Seiner Methodik folgend grenzt sich der Autor von den in hohem Maße auf die italienische Parteiendemokratie fokussierenden Forschungen zur Transitionsphase 1943 bis 1948 ab. Entscheidend für die Demokratisierung seien vielmehr, so der Autor, die individuellen Erfahrungen in der Phase seit der Absetzung Mussolinis gewesen, die durch mehrfache Unsicherheiten gekennzeichnet waren. Insbesondere der Wegfall des Faschismus, der für mehr als zwei Jahrzehnte den zentralen Orientierungspunkt dargestellt hatte, hätte zu einem "empty place of power" geführt (7). Innerhalb weniger Jahre mussten die Italienerinnen und Italiener in dieser durch Unsicherheiten gekennzeichneten Phase grundsätzliche Entscheidungen treffen, die die zukünftige Demokratie prägten: Kollaboration oder Widerstand, für oder gegen die RSI, neue politische Orientierung, pro oder contra Kommunismus, Neubewertung der Rolle der Katholischen Kirche, Akzeptanz eines neuen Frauenbilds einschließlich der Einführung des Frauenwahlrechts 1946, Monarchie oder Republik usw.

Der Autor zeichnet die persönlichen Entwicklungen, häufig anhand von Tagebucheinträgen, nach und macht dadurch die Mehrheitsentscheidung für ein demokratisches Italien an der Basis nach den prägenden Erfahrungen von Krieg und faschistischer Diktatur nachvollziehbar. Positiv hervorzuheben ist die Hinzuziehung von kulturgeschichtlichen Quellen wie Filmen und populären Liedern. Forlenza unterstreicht seine Analysen darüber hinaus mit zahlreichen politischen Plakaten und Flugblättern. Einschränkend muss jedoch erwähnt werden, dass ein Farbdruck zumindest für einige der Abbildungen sinnvoll gewesen wäre, um dem Leser bzw. der Leserin die entsprechende Farbsymbolik (u.a. Kommunismus = rot = Gefahr) stärker zu verdeutlichen.

"On the edge of democracy" schreibt die bestehenden Forschungen zur Transformation Italiens und zum Beginn der ersten Republik nicht um, da sich die Monografie an den bereits bekannten und etablierten Konfliktlinien entlangarbeitet.
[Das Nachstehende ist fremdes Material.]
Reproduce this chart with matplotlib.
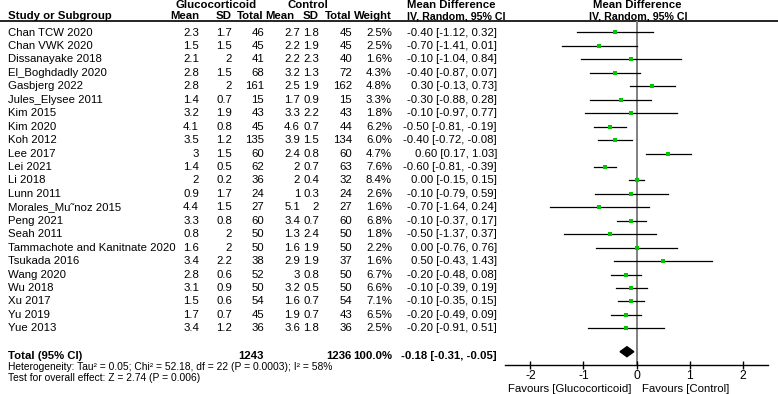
import matplotlib.pyplot as plt
from matplotlib.patches import Polygon

plt.rcParams['font.family'] = ['Liberation Sans', 'DejaVu Sans']

studies = ["Chan TCW 2020", "Chan VWK 2020", "Dissanayake 2018", "El_Boghdadly 2020",
           "Gasbjerg 2022", "Jules_Elysee 2011", "Kim 2015", "Kim 2020", "Koh 2012",
           "Lee 2017", "Lei 2021", "Li 2018", "Lunn 2011", "Morales_Mu\u02dcnoz 2015",
           "Peng 2021", "Seah 2011", "Tammachote and Kanitnate 2020", "Tsukada 2016",
           "Wang 2020", "Wu 2018", "Xu 2017", "Yu 2019", "Yue 2013"]
g_mean = [2.3, 1.5, 2.1, 2.8, 2.8, 1.4, 3.2, 4.1, 3.5, 3, 1.4, 2, 0.9, 4.4, 3.3, 0.8, 1.6, 3.4, 2.8, 3.1, 1.5, 1.7, 3.4]
g_sd = [1.7, 1.5, 2, 1.5, 2, 0.7, 1.9, 0.8, 1.2, 1.5, 0.5, 0.2, 1.7, 1.5, 0.8, 2, 2, 2.2, 0.6, 0.9, 0.6, 0.7, 1.2]
g_n = [46, 45, 41, 68, 161, 15, 43, 45, 135, 60, 62, 36, 24, 27, 60, 50, 50, 38, 52, 50, 54, 45, 36]
c_mean = [2.7, 2.2, 2.2, 3.2, 2.5, 1.7, 3.3, 4.6, 3.9, 2.4, 2, 2, 1, 5.1, 3.4, 1.3, 1.6, 2.9, 3, 3.2, 1.6, 1.9, 3.6]
c_sd = [1.8, 1.9, 2.3, 1.3, 1.9, 0.9, 2.2, 0.7, 1.5, 0.8, 0.7, 0.4, 0.3, 2, 0.7, 2.4, 1.9, 1.9, 0.8, 0.5, 0.7, 0.7, 1.8]
c_n = [45, 45, 40, 72, 162, 15, 43, 44, 134, 60, 63, 32, 24, 27, 60, 50, 50, 37, 50, 50, 54, 43, 36]
weight = [2.5, 2.5, 1.6, 4.3, 4.8, 3.3, 1.8, 6.2, 6.0, 4.7, 7.6, 8.4, 2.6, 1.6, 6.8, 1.8, 2.2, 1.6, 6.7, 6.6, 7.1, 6.5, 2.5]
md = [-0.40, -0.70, -0.10, -0.40, 0.30, -0.30, -0.10, -0.50, -0.40, 0.60, -0.60, 0.00, -0.10, -0.70, -0.10, -0.50, 0.00, 0.50, -0.20, -0.10, -0.10, -0.20, -0.20]
lo = [-1.12, -1.41, -1.04, -0.87, -0.13, -0.88, -0.97, -0.81, -0.72, 0.17, -0.81, -0.15, -0.79, -1.64, -0.37, -1.37, -0.76, -0.43, -0.48, -0.39, -0.35, -0.49, -0.91]
hi = [0.32, 0.01, 0.84, 0.07, 0.73, 0.28, 0.77, -0.19, -0.08, 1.03, -0.39, 0.15, 0.59, 0.24, 0.17, 0.37, 0.76, 1.43, 0.08, 0.19, 0.15, 0.09, 0.51]
total_g, total_c = 1243, 1236
total_md, total_lo, total_hi = -0.18, -0.31, -0.05
xticks = [-2, -1, 0, 1, 2]

W, H = 778, 394
fig = plt.figure(figsize=(W / 100, H / 100), dpi=100)
fs = 8.2

# table text on a pixel-coordinate axes
ax_t = fig.add_axes([0, 0, 1, 1])
ax_t.set_xlim(0, W)
ax_t.set_ylim(H, 0)
ax_t.axis('off')

def row_y(i):
    return 32.5 + i * 13.45

def txt(x, y, s, ha='right', bold=False, size=fs):
    ax_t.text(x, y, s, ha=ha, va='center', fontsize=size,
              fontweight='bold' if bold else 'normal')

# headers
txt(216, 5, "Glucocorticoid", ha='center', bold=True)
txt(307.5, 5, "Control", ha='center', bold=True)
txt(407, 5, "Mean Difference", ha='left', bold=True)
txt(637, 5, "Mean Difference", ha='center', bold=True)
txt(8, 16, "Study or Subgroup", ha='left', bold=True)
for x, s in [(199, "Mean"), (232, "SD"), (264, "Total"), (294, "Mean"),
             (319, "SD"), (352, "Total"), (392, "Weight")]:
    txt(x, 16, s, bold=True)
txt(407, 16, "IV, Random, 95% CI", ha='left', bold=True, size=fs - 0.5)
txt(638, 16, "IV, Random, 95% CI", ha='center', bold=True, size=fs - 0.5)
ax_t.plot([0, W], [21, 21], color='black', lw=1.2)

for i, name in enumerate(studies):
    y = row_y(i)
    txt(8, y, name, ha='left')
    txt(199, y, f"{g_mean[i]:g}")
    txt(232, y, f"{g_sd[i]:g}")
    txt(264, y, f"{g_n[i]}")
    txt(300, y, f"{c_mean[i]:g}")
    txt(319, y, f"{c_sd[i]:g}")
    txt(352, y, f"{c_n[i]}")
    txt(392, y, f"{weight[i]:.1f}%")
    txt(497, y, f"{md[i]:.2f} [{lo[i]:.2f}, {hi[i]:.2f}]")

ty = 356
txt(8, ty, "Total (95% CI)", ha='left', bold=True)
txt(264, ty, f"{total_g}", bold=True)
txt(352, ty, f"{total_c}", bold=True)
txt(392, ty, "100.0%", bold=True)
txt(497, ty, f"{total_md:.2f} [{total_lo:.2f}, {total_hi:.2f}]", bold=True)
txt(8, 367, "Heterogeneity: Tau\u00b2 = 0.05; Chi\u00b2 = 52.18, df = 22 (P = 0.0003); I\u00b2 = 58%", ha='left', size=7.4)
txt(8, 378, "Test for overall effect: Z = 2.74 (P = 0.006)", ha='left', size=7.4)

# forest plot
ax = fig.add_axes([505 / W, (H - 364.5) / H, (768 - 505) / W, (364.5 - 21) / H])
ax.set_xlim(-2.48, 2.48)
ax.set_ylim(364.5, 21)
ax.patch.set_alpha(0)
for sp in ['left', 'right', 'top']:
    ax.spines[sp].set_visible(False)
ax.spines['bottom'].set_linewidth(1.0)
ax.set_yticks([])
ax.set_xticks(xticks)
ax.set_xticklabels([str(t) for t in xticks])
ax.tick_params(axis='x', direction='inout', length=6, width=1.0, labelsize=fs + 0.5, pad=1)
ax.axvline(0, color='#808080', lw=1.4, zorder=1)

for i in range(len(studies)):
    y = row_y(i)
    ax.plot([lo[i], hi[i]], [y, y], color='black', lw=0.9, zorder=2)
    ax.plot(md[i], y, marker='s', color='#00c800', ms=2.4, mew=0, zorder=3)

dy = 5
ax.add_patch(Polygon([[total_lo, 351.7], [total_md, 351.7 - dy], [total_hi, 351.7],
                      [total_md, 351.7 + dy]], closed=True, color='black', zorder=3))

txt(631, 389, "Favours [Glucocorticoid]")
txt(642, 389, "Favours [Control]", ha='left')

fig.savefig("out.png", dpi=100)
Der Vorteil liegt in der neuen Perspektive auf die Jahre 1943 bis 1948. Während die vorliegenden Arbeiten primär auf die Rolle der Parteien und die außen-, sicherheits- und wirtschaftspolitische Westorientierung im Zuge des beginnenden Kalten Krieges fokussieren, analysiert Forlenza den Demokratisierungsprozess überzeugend und nachvollziehbar von unten. Kritisch anzumerken ist, dass das Werk zwar eine Erklärung für die weitgehende Akzeptanz der italienischen Demokratie (und auch Republik) in den Folgejahrzehnten liefert. Die Ursache ihrer Defizite, so unter anderem massive Korruption, Nepotismus und Klientelismus, die eine kontinuierliche Begleiterscheinung der italienischen Demokratie wurden und 1994 zum Zusammenbruch der ersten Republik führten, wird hingegen kaum klarer.


Anmerkungen:

[1] Vgl. Massimo L. Salvadori: Italy 1943-1948/Italia 1943-1948. From Catastrophe to Reconstruction / Dalla Catastrofe Alla Ricostruzione, Rom 2014; Aldo G. Ricci / Pino Bongiorno: La rinascita dei partiti politici in Italia 1943-1948, Rom 2009; Gianfranco Pasquino: The Demise of the First Fascist Regime in Italy's Transition to Democracy, 1943-1948, in: Guillermo O'Donnell / Philippe C. Schmitter / Laurence Whitehead (eds.): Transitions from Authoritarian Rule. Comparative Perspectives, Baltimore / London 1986, 45-70; Giorgio Vaccarino: Die Wiederherstellung der Demokratie in Italien (1943-1948), in: Vierteljahrshefte für Zeitgeschichte 21 (1973), 285-324.

[2] Vgl. Hans Woller: Die Abrechnung mit dem Faschismus in Italien 1943 bis 1948, München 1996; Ray Moseley: Mussolini. The Last 600 Days of il Duce, Dallas u. a. 2004; John L. Harper: America and the Reconstruction of Italy, 1945-1948, Cambridge u. a. 1986; David I. Kertzer: Comrades and Christians. Religion and Political Struggle in Communist Italy, Cambridge u. a. 1980; Edoardo Novelli: Le elezioni del Quarantotto. Storia, strategie e immagini della prima campagna elettorale repubblicana, Rom 2008.

[3] Harald Wydra: Communism and the Emergence of Democracy, Cambridge u. a. 2007.